5) Attention! Party on deck! (Crews and Duty Officers, Star Trek Online)
Growing up, my favorite RPG series was Might and Magic. I loved rolling a party (sometimes naming characters after my buds) and having a grand adventure through fantasy, not to mention time and space (because Might and Magic wasn’t complete without laser guns appearing at some point). Later on RPG’s evolved, and you had only one character. And so when MMO’s hit, the same followed. But I miss the party system and the fun that could be had with some…well, what I will call “internal roleplaying” – fan fiction, having the universe personalized and come alive in your own head a little more.
And you know, there is only one MMO right now where you can play a fully fleshed out party of five, and where their skills and yours are usable, and where you can pick their race, class, and personality.
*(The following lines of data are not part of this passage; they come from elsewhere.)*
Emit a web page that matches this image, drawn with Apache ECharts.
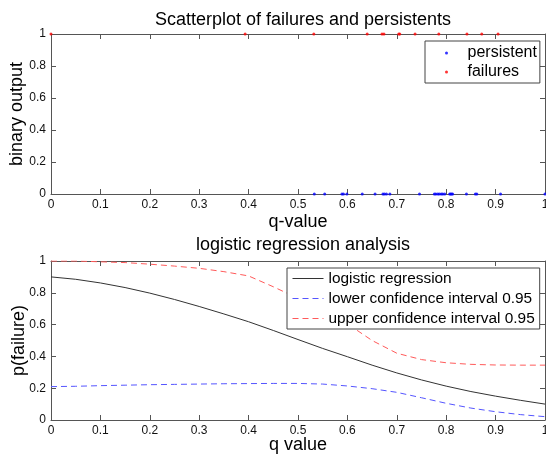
<!DOCTYPE html>
<html><head><meta charset="utf-8">
<script src="https://cdn.jsdelivr.net/npm/echarts@6/dist/echarts.min.js"></script>
<style>html,body{margin:0;padding:0;background:#fff}#c{width:546px;height:460px}</style>
</head><body><div id="c"></div>
<script>
// Top panel: q-values of observations
var failureQ = [0.0, 0.393, 0.532, 0.640, 0.670, 0.674, 0.704, 0.706, 0.737, 0.785, 0.842, 0.872, 0.905];
var persistentQ = [0.533, 0.554, 0.589, 0.592, 0.599, 0.630, 0.656, 0.672, 0.675, 0.679, 0.686, 0.746, 0.776, 0.779, 0.783, 0.786, 0.790, 0.793, 0.797, 0.807, 0.809, 0.811, 0.813, 0.841, 0.859, 0.862, 0.910, 1.0];
// Bottom panel: curves
var qGrid = [0, 0.05, 0.1, 0.15, 0.2, 0.25, 0.3, 0.35, 0.4, 0.45, 0.5, 0.55, 0.6, 0.65, 0.7, 0.75, 0.8, 0.85, 0.9, 0.95, 1.0];
var logisticP = [0.90, 0.885, 0.862, 0.833, 0.798, 0.758, 0.714, 0.667, 0.618, 0.563, 0.506, 0.450, 0.398, 0.345, 0.296, 0.252, 0.213, 0.179, 0.150, 0.124, 0.100];
var lowerCI = [0.210, 0.212, 0.216, 0.219, 0.222, 0.224, 0.226, 0.228, 0.229, 0.230, 0.230, 0.226, 0.214, 0.197, 0.174, 0.140, 0.105, 0.075, 0.052, 0.034, 0.021];
var upperCI = [1.0, 1.0, 0.995, 0.990, 0.980, 0.968, 0.954, 0.933, 0.906, 0.838, 0.765, 0.690, 0.605, 0.500, 0.420, 0.380, 0.360, 0.350, 0.346, 0.345, 0.345];
var xTicks = [0, 0.1, 0.2, 0.3, 0.4, 0.5, 0.6, 0.7, 0.8, 0.9, 1];
var yTicks = [0, 0.2, 0.4, 0.6, 0.8, 1];

var FONT = '"Liberation Sans", Arial, sans-serif';
var AX = '#555';
function pairs(xs, ys) { return xs.map(function (x, i) { return [x, ys[i]]; }); }
function xAx(grid, pos, name, gap) {
  return {
    type: 'value', gridIndex: grid, position: pos, min: 0, max: 1, interval: 0.1,
    name: name, nameLocation: 'middle', nameGap: gap, nameMoveOverlap: false,
    nameTextStyle: { fontFamily: FONT, fontSize: 18, color: '#000' },
    axisLine: { show: true, onZero: false, lineStyle: { color: AX, width: 1 } },
    axisTick: { show: true, inside: true, length: 5, lineStyle: { color: AX } },
    axisLabel: { show: pos === 'bottom', fontFamily: FONT, fontSize: 12, color: '#111', margin: 5 },
    splitLine: { show: false }
  };
}
function yAx(grid, pos, name, gap) {
  return {
    type: 'value', gridIndex: grid, position: pos, min: 0, max: 1, interval: 0.2,
    name: name, nameLocation: 'middle', nameGap: gap, nameMoveOverlap: false,
    nameTextStyle: { fontFamily: FONT, fontSize: 18, color: '#000' },
    axisLine: { show: true, onZero: false, lineStyle: { color: AX, width: 1 } },
    axisTick: { show: true, inside: true, length: 5, lineStyle: { color: AX } },
    axisLabel: { show: pos === 'left', fontFamily: FONT, fontSize: 12, color: '#111', margin: 5 },
    splitLine: { show: false }
  };
}
var chart = echarts.init(document.getElementById('c'), null, { renderer: 'canvas' });
chart.setOption({
  animation: false,
  backgroundColor: '#fff',
  title: [
    { text: 'Scatterplot of failures and persistents', left: 298, textAlign: 'center', top: 6,
      textStyle: { fontFamily: FONT, fontSize: 18, fontWeight: 'normal', color: '#000' } },
    { text: 'logistic regression analysis', left: 298, textAlign: 'center', top: 231,
      textStyle: { fontFamily: FONT, fontSize: 18, fontWeight: 'normal', color: '#000' } }
  ],
  grid: [
    { left: 51, right: 1, top: 34, bottom: 266, containLabel: false, outerBoundsMode: 'none' },
    { left: 51, right: 1, top: 261, bottom: 40, containLabel: false, outerBoundsMode: 'none' }
  ],
  xAxis: [
    xAx(0, 'bottom', 'q-value', 19), xAx(0, 'top', '', 0),
    xAx(1, 'bottom', 'q value', 16), xAx(1, 'top', '', 0)
  ],
  yAxis: [
    yAx(0, 'left', 'binary output', 25), yAx(0, 'right', '', 0),
    yAx(1, 'left', 'p(failure)', 23), yAx(1, 'right', '', 0)
  ],
  legend: [
    { data: [{ name: 'persistent', icon: 'circle' }, { name: 'failures', icon: 'circle' }],
      orient: 'vertical', left: 425, top: 41, itemWidth: 32, itemHeight: 3, itemGap: 3,
      padding: [4, 3, 3, 20], borderColor: '#444', borderWidth: 1, backgroundColor: '#fff',
      textStyle: { fontFamily: FONT, fontSize: 16, color: '#000' } },
    { data: ['logistic regression', 'lower confidence interval 0.95', 'upper confidence interval 0.95'],
      orient: 'vertical', left: 287, top: 268, itemWidth: 31, itemHeight: 14, itemGap: 5,
      padding: [3, 5, 3, 5], borderColor: '#444', borderWidth: 1, backgroundColor: '#fff',
      itemStyle: { opacity: 0 }, lineStyle: { width: 1 },
      textStyle: { fontFamily: FONT, fontSize: 15.4, color: '#000' } }
  ],
  series: [
    { name: 'persistent', type: 'scatter', xAxisIndex: 0, yAxisIndex: 0, symbol: 'circle', symbolSize: 3,
      itemStyle: { color: '#0000ff' }, clip: false,
      data: persistentQ.map(function (q) { return [q, 0]; }) },
    { name: 'failures', type: 'scatter', xAxisIndex: 0, yAxisIndex: 0, symbol: 'circle', symbolSize: 3,
      itemStyle: { color: '#ff0000' }, clip: false,
      data: failureQ.map(function (q) { return [q, 1]; }) },
    { name: 'logistic regression', type: 'line', xAxisIndex: 2, yAxisIndex: 2, symbol: 'none',
      lineStyle: { color: '#333', width: 1 }, itemStyle: { color: '#333' },
      data: pairs(qGrid, logisticP) },
    { name: 'lower confidence interval 0.95', type: 'line', xAxisIndex: 2, yAxisIndex: 2, symbol: 'none',
      lineStyle: { color: '#5555ff', width: 1, type: [6, 4] }, itemStyle: { color: '#5555ff' },
      data: pairs(qGrid, lowerCI) },
    { name: 'upper confidence interval 0.95', type: 'line', xAxisIndex: 2, yAxisIndex: 2, symbol: 'none',
      lineStyle: { color: '#ff5a5a', width: 1, type: [6, 4] }, itemStyle: { color: '#ff5a5a' },
      data: pairs(qGrid, upperCI) }
  ]
});
</script></body></html>
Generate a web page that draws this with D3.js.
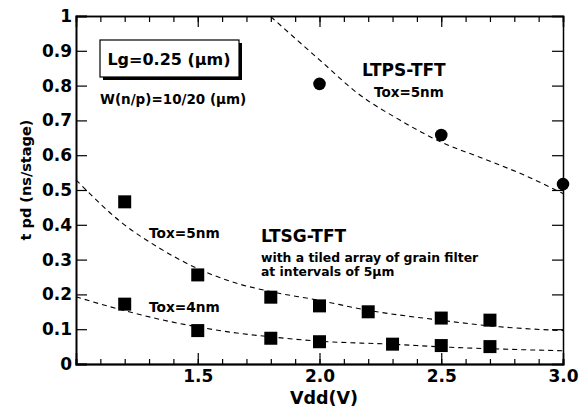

And that is Star Trek Online. I mean, if you want to play a classic RPG, STO is sitting right there waiting for you, with fleshed out, well written, hour long quests (er, “episodes”) covering multiple story arcs. And if you want to play with a buddy, like I wanted badly to do with Might and Magic back in the day – team up, and you can each bring half your party (on the ground) or all of it (in space).
Truly, this is one of the under-appreciated aspects of STO. One that is not noticed, much less lauded, often enough.